Tout cela, montre que certains prennent la parole dans le simple but de participer au débat sur l’adhésion du Maroc à la CEDEAO. Ces derniers auraient pu le faire, quelques mois plus tôt et auraient peut-être dû poser d’autres questions plus pertinentes, plus réalistes.
Craindre l’APE avec l’Union européenne et non le Maroc
En réalité, la vraie question est de savoir si l’APE signé entre la CEDEAO et l’Union européenne présente moins de risque qu’une adhésion de la CEDEAO. Et justement, c’est la question que pose un site internet sénégalais. Alors qu’on prête au patronat sénégalais d’avoir fait pression sur Macky Sall pour l’amener à reculer concernant l’adhésion du Maroc à la CEDEAO, la presse appelle les chefs d’Etat à ne pas se tromper de menace. L’adhésion du Maroc ne saurait être un risque plus grand pour les économies ouest-africaines que les Accords de partenariat économique (APE) liant les pays africains et l’Union européenne. Le site « Xalimanews » invite, en même temps, le secteur privé sénégalais à y réfléchir à deux fois avant de s’opposer à cette adhésion.

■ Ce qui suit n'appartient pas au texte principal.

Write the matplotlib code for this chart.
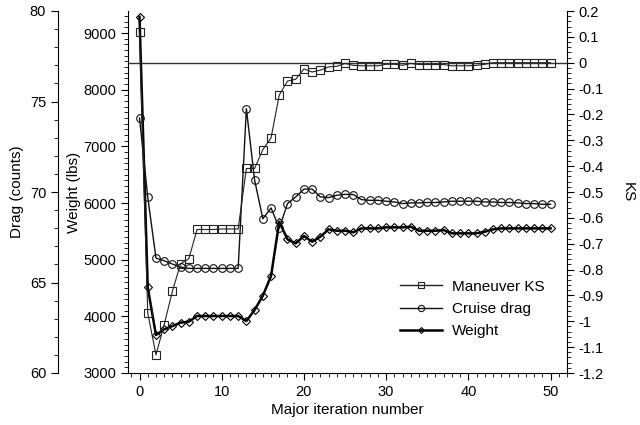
import matplotlib
matplotlib.use("Agg")
import matplotlib.pyplot as plt
from matplotlib.ticker import MultipleLocator, FuncFormatter
from matplotlib.lines import Line2D

plt.rcParams['font.family'] = ['Liberation Sans', 'DejaVu Sans']
plt.rcParams['font.size'] = 10.5

iterations = list(range(51))

maneuver_ks = [0.117, -0.967, -1.13, -1.013, -0.884, -0.777, -0.758, -0.645, -0.645, -0.645,
               -0.643, -0.643, -0.643, -0.409, -0.409, -0.336, -0.291, -0.125, -0.071, -0.064,
               -0.024, -0.036, -0.029, -0.016, -0.014, -0.003, -0.010, -0.012, -0.012, -0.012,
               -0.006, -0.006, -0.010, -0.003, -0.007, -0.007, -0.007, -0.007, -0.012, -0.012,
               -0.012, -0.010, -0.006, 0.0, 0.0, 0.0, 0.0, 0.0, 0.0, 0.0, 0.0]

cruise_drag = [74.09, 69.73, 66.35, 66.2, 66.02, 65.85, 65.78, 65.78, 65.78, 65.78,
               65.78, 65.78, 65.78, 74.6, 70.66, 68.52, 69.12, 68.0, 69.36, 69.73,
               70.16, 70.16, 69.73, 69.69, 69.82, 69.87, 69.86, 69.58, 69.54, 69.54,
               69.49, 69.45, 69.36, 69.40, 69.40, 69.42, 69.42, 69.45, 69.49, 69.49,
               69.49, 69.49, 69.45, 69.45, 69.42, 69.42, 69.40, 69.36, 69.36, 69.32, 69.32]

weight = [9287, 4512, 3670, 3771, 3829, 3888, 3906, 4006, 4006, 4006,
          4006, 4006, 4006, 3918, 4112, 4364, 4712, 5670, 5359, 5289,
          5418, 5317, 5405, 5536, 5511, 5511, 5483, 5553, 5553, 5553,
          5571, 5571, 5571, 5582, 5511, 5511, 5511, 5523, 5465, 5465,
          5465, 5465, 5494, 5536, 5553, 5553, 5553, 5553, 5553, 5553, 5553]

fig = plt.figure(figsize=(6.4, 4.25), dpi=100)
L, R, B, T = 128/640, 567/640, 1-373/425, 1-11/425
host = fig.add_axes([L, B, R-L, T-B])
ax_d = host.twinx()
ax_k = host.twinx()

for a in (host, ax_d, ax_k):
    a.spines['top'].set_visible(False)
    a.patch.set_visible(False)
host.spines['right'].set_visible(False)
ax_d.spines['right'].set_visible(False)
ax_k.spines['left'].set_visible(False)
ax_k.spines['bottom'].set_visible(False)
ax_d.spines['bottom'].set_visible(False)

ax_d.yaxis.set_label_position('left')
ax_d.yaxis.set_ticks_position('left')
ax_d.spines['left'].set_visible(True)
ax_d.spines['left'].set_position(('outward', 70 * 72 / 100))

host.set_xlim(-1.4, 52)
host.set_ylim(3000, 9390)
ax_d.set_ylim(60, 80)
ax_k.set_ylim(-1.2, 0.2)

host.xaxis.set_major_locator(MultipleLocator(10))
host.xaxis.set_minor_locator(MultipleLocator(1))
host.yaxis.set_major_locator(MultipleLocator(1000))
host.yaxis.set_minor_locator(MultipleLocator(100))
ax_d.yaxis.set_major_locator(MultipleLocator(5))
ax_d.yaxis.set_minor_locator(MultipleLocator(1))
ax_k.yaxis.set_major_locator(MultipleLocator(0.1))
ax_k.yaxis.set_minor_locator(MultipleLocator(0.02))

def ksfmt(v, p):
    v = round(v, 2)
    if abs(v) < 1e-9:
        return "0"
    s = ("%.1f" % v).rstrip('0').rstrip('.')
    return s
ax_k.yaxis.set_major_formatter(FuncFormatter(ksfmt))

for a in (host, ax_d, ax_k):
    a.tick_params(which='major', length=5, width=0.8, direction='out', labelsize=10.5)
    a.tick_params(which='minor', length=3, width=0.6, direction='out')
    for s in a.spines.values():
        s.set_linewidth(0.8)

ax_k.axhline(0, color='#333333', lw=1.0, zorder=1)

l_ks, = ax_k.plot(iterations, maneuver_ks, color='#222222', lw=0.8, marker='s',
                  markersize=5.5, markerfacecolor='none', markeredgewidth=0.8, markeredgecolor='#222222')
l_dr, = ax_d.plot(iterations, cruise_drag, color='#111111', lw=1.0, marker='o',
                  markersize=5.5, markerfacecolor='none', markeredgewidth=0.8)
l_w, = host.plot(iterations, weight, color='black', lw=1.8, marker='D',
                 markersize=4, markerfacecolor='none', markeredgewidth=0.8)

host.set_xlabel("Major iteration number", fontsize=11, labelpad=3)
host.set_ylabel("Weight (lbs)", fontsize=11, labelpad=2)
ax_d.set_ylabel("Drag (counts)", fontsize=11, labelpad=4)
ax_k.set_ylabel("KS", fontsize=11, rotation=270, labelpad=22)

h1 = Line2D([], [], color='#222222', lw=1.0, marker='s', markersize=4.5,
            markerfacecolor='none', markeredgewidth=0.8)
h2 = Line2D([], [], color='#111111', lw=1.0, marker='o', markersize=4.5,
            markerfacecolor='none', markeredgewidth=0.8)
h3 = Line2D([], [], color='black', lw=1.8, marker='D', markersize=3,
            markerfacecolor='none', markeredgewidth=0.8)
ax_k.legend([h1, h2, h3], ["Maneuver KS", "Cruise drag", "Weight"],
            loc='upper left', bbox_to_anchor=(0.605, 0.275), frameon=False,
            fontsize=11, handlelength=2.8, handletextpad=0.6, labelspacing=0.55,
            borderaxespad=0)

fig.savefig("out.png", dpi=100)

Il fait ainsi un clin d’œil au Conseil national du patronat (CNP), l’une des trois organisations de chefs d’entreprises interlocutrices du gouvernement sénégalais, qui aurait exprimé des craintes avant le sommet d’Abuja du 16 décembre dernier. Xalimanews a rappelé également que le 27 octobre dernier, le nouveau Comité d’initiative pour le suivi de l’intégration (CISI), qui regroupe organisations patronales et professionnelles, syndicats de travailleurs, ainsi que des éléments de la société civile sénégalaise, avait organisé une conférence pour avertir des « conséquences » d’une adhésion du Maroc à la CEDEAO.
Ce CISI, qui compte comme seul fait d’arme cette sortie sur la candidature du Maroc à la CEDEAO, parlait en effet de « relations déséquilibrées”. Son président, Kane Diallo, disait craindre de voir le Maroc “étouffer” l’économie des pays de la zone en “détruisant des pans entiers” du secteur productif.
“L’agriculture au sens large, l’industrie, l’artisanat, le commerce, les services ainsi que les bâtiments et travaux publics” devraient être les secteurs les plus impactés selon Kane Diallo. Pour sa part, le directeur exécutif de la Confédération nationale des employeurs du Sénégal était allé dans le même sens, en déclarant que “le Maroc, avec la compétitivité de ses marchandises qui n’est pas comparable à celle des pays de la CEDEAO, viendra inonder le marché sénégalais avec ses produits et aucun secteur ne sera épargné”.
Cependant, selon Xalimanews, « l’arrivée du Maroc pourrait nous faire bénéficier de son expertise et renforcer la compétitivité. A notre humble avis, nous risquons plus en signant les APE (Accords de partenariat économique) que d’intégrer le Maroc dans l’espace CEDEAO ». Et de conclure que « le secteur privé sénégalais et africain devrait plutôt mettre en garde les gouvernants qui ont l’intention de signer les APE ».